The next method I wanted to try out was transfer learning with fine-tuning. What this means is that I obtain some publicly available pre-trained models, add some of my own layers, and then train it on my own dataset. This is a very powerful method because research teams spent a lot of time and resources to build out their architecture and train it on tens of thousands of images. Keeping it simple, I only added 2 layers on top of these transferred models; a dropout layer to deal with overfitting, and a classification layer for my classes. The following are the results of the transfered models I fine-tuned:
loss | accuracy | precision | recall | auc | |
---|---|---|---|---|---|
mobilenet_v2 | 0.369190 | 0.893878 | 0.932692 | 0.836207 | 0.956161 |
resnet50 | 0.589307 | 0.885714 | 0.879310 | 0.879310 | 0.963546 |
inception_v3 | 0.540045 | 0.877551 | 0.930000 | 0.801724 | 0.951116 |
efficientnet_b1 | 0.476308 | 0.857143 | 0.824000 | 0.887931 | 0.941693 |
nasnet | 0.734002 | 0.853061 | 0.877358 | 0.801724 | 0.934309 |
xception | 0.459689 | 0.812245 | 0.812500 | 0.784483 | 0.894179 |
The mobilenet_v2 was the best performing of the ones I tested. Looking at just the binary accuracy, it can be seen that transfer learning was able to perform much better than my own personal model.

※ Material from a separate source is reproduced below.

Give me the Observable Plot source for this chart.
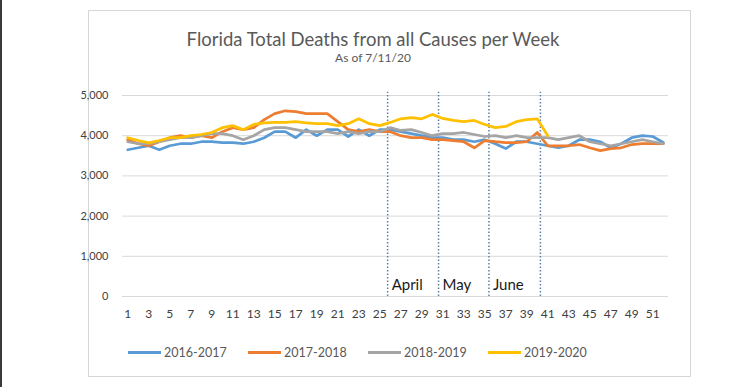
<!DOCTYPE html>
<html><head><meta charset="utf-8">
<script src="https://cdn.jsdelivr.net/npm/d3@7"></script>
<script src="https://cdn.jsdelivr.net/npm/@observablehq/plot@0.6"></script>
<style>
body{margin:0;background:#fff;}
#wrap{position:relative;width:752px;height:387px;overflow:hidden;font-family:Lato,"Open Sans",sans-serif;background:#fff;}
#edge{position:absolute;left:0;top:0;width:2px;height:387px;background:#3a3a3a;}
#frame{position:absolute;left:88px;top:10px;width:603px;height:367px;border:1px solid #d6d6d6;box-sizing:border-box;}
#title{position:absolute;left:88px;width:570px;top:28px;text-align:center;font-size:18.5px;color:#595959;white-space:nowrap;}
#sub{position:absolute;left:88px;width:570px;top:50px;text-align:center;font-size:12px;color:#595959;white-space:nowrap;}
#chart{position:absolute;left:0;top:0;}
.leg{position:absolute;top:344px;height:16px;display:flex;align-items:center;font-size:12.5px;color:#595959;white-space:nowrap;}
.leg span.sw{display:inline-block;width:33px;height:3px;margin-right:3px;}
</style>
</head><body>
<div id="wrap">
  <div id="edge"></div>
  <div id="frame"></div>
  <div id="chart"></div>
  <div id="title">Florida Total Deaths from all Causes per Week</div>
  <div id="sub">As of 7/11/20</div>
  <div id="legend"></div>
</div>
<script>
const seasons = ["2016-2017","2017-2018","2018-2019","2019-2020"];
const seasonColors = ["#5B9BD5","#ED7D31","#A5A5A5","#FFC000"];
const weekTicks = [1,3,5,7,9,11,13,15,17,19,21,23,25,27,29,31,33,35,37,39,41,43,45,47,49,51];
const yTicks = [0,1000,2000,3000,4000,5000];

const deaths2016_2017 = [3650,3700,3750,3650,3750,3800,3800,3850,3850,3830,3830,3800,3850,3950,4100,4100,3950,4150,4000,4150,4150,3980,4150,4000,4150,4150,4100,4050,4000,3950,3950,3900,3900,3850,3900,3800,3680,3850,3850,3800,3750,3700,3750,3900,3900,3850,3700,3800,3950,4000,3980,3830];
const deaths2017_2018 = [3900,3800,3750,3850,3950,4000,3950,4000,3950,4100,4200,4150,4200,4400,4550,4620,4600,4550,4550,4550,4350,4150,4100,4150,4100,4100,4000,3950,3950,3900,3900,3880,3850,3700,3880,3850,3830,3830,3850,4080,3750,3750,3750,3780,3700,3630,3680,3700,3780,3800,3800,3800];
const deaths2018_2019 = [3850,3800,3800,3850,3900,3950,3950,4000,4050,4050,4000,3900,4000,4150,4200,4200,4150,4100,4100,4100,4050,4100,4050,4100,4100,4200,4130,4150,4080,4000,4050,4050,4080,4030,3980,4000,3950,4000,3950,3950,3950,3900,3950,4000,3850,3800,3750,3800,3850,3900,3850,3800];
const deaths2019_2020 = [3950,3880,3820,3880,3950,3950,4000,4030,4080,4200,4250,4150,4280,4320,4330,4330,4350,4320,4300,4300,4250,4300,4420,4300,4250,4330,4420,4450,4420,4530,4430,4380,4350,4380,4280,4200,4230,4350,4400,4420,4000];

const monthLines = [25.75, 30.6, 35.4, 40.3];
const monthNames = ["April","May","June"];

const allSeries = [deaths2016_2017, deaths2017_2018, deaths2018_2019, deaths2019_2020];
const rows = [];
allSeries.forEach((arr, i) => arr.forEach((v, j) => rows.push({week: j + 1, deaths: v, season: seasons[i]})));
const labelRows = monthNames.map((m, i) => ({x: monthLines[i], text: m}));

const chart = Plot.plot({
  width: 752, height: 387,
  marginLeft: 122, marginRight: 84, marginTop: 95, marginBottom: 91,
  style: {fontFamily: "Lato, 'Open Sans', sans-serif", fontSize: "11px", color: "#595959", background: "transparent", overflow: "visible"},
  x: {domain: [0.5, 52.5]},
  y: {domain: [0, 5000]},
  color: {domain: seasons, range: seasonColors},
  marks: [
    Plot.ruleY(yTicks, {y: d => d, stroke: "#d9d9d9", strokeWidth: 1}),
    Plot.axisX(weekTicks, {tickSize: 0, tickPadding: 13, label: null, fontSize: 12, fill: "#404040"}),
    Plot.axisY(yTicks, {tickSize: 0, tickPadding: 14, label: null, tickFormat: d3.format(","), fontSize: 11, fill: "#404040"}),
    Plot.ruleX(monthLines, {x: d => d, y1: 0, y2: 5080, stroke: "#5b7fa6", strokeWidth: 1.5, strokeDasharray: "1.5,2"}),
    Plot.text(labelRows, {x: "x", y: 270, text: "text", textAnchor: "start", dx: 4, fontSize: 15, fill: "#1a1a1a"}),
    Plot.line(rows, {x: "week", y: "deaths", stroke: "season", z: "season", strokeWidth: 2.75, strokeLinejoin: "round"})
  ]
});
document.getElementById("chart").appendChild(chart);

const legend = document.getElementById("legend");
seasons.forEach((s, i) => {
  const d = document.createElement("div");
  d.className = "leg";
  d.style.left = (128 + i * 120) + "px";
  d.innerHTML = `<span class="sw" style="background:${seasonColors[i]}"></span>${s}`;
  legend.appendChild(d);
});
</script>
</body></html>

Trying to build out my own deep learning image classifier has been a great learning experience. Working through this project I had learned how to obtain large amounts of images off the internet, how to write my own script to efficiently label my dataset, how to build models using the tensorflow library, how a basic computer vision architecture is set up as well as the basics behind convolutional neural networks and deep learning models. I was also able to experiment with different models that I developed to see how each iteration affected the performance. Finally, I was able to experiment with transfer learning on many different pre-trained models and fine-tune them on my own dataset.
This project is definitely not perfect, but I was able to learn a ton! There is still so much more to learn and improve on and I am excited for the future projects I will work on.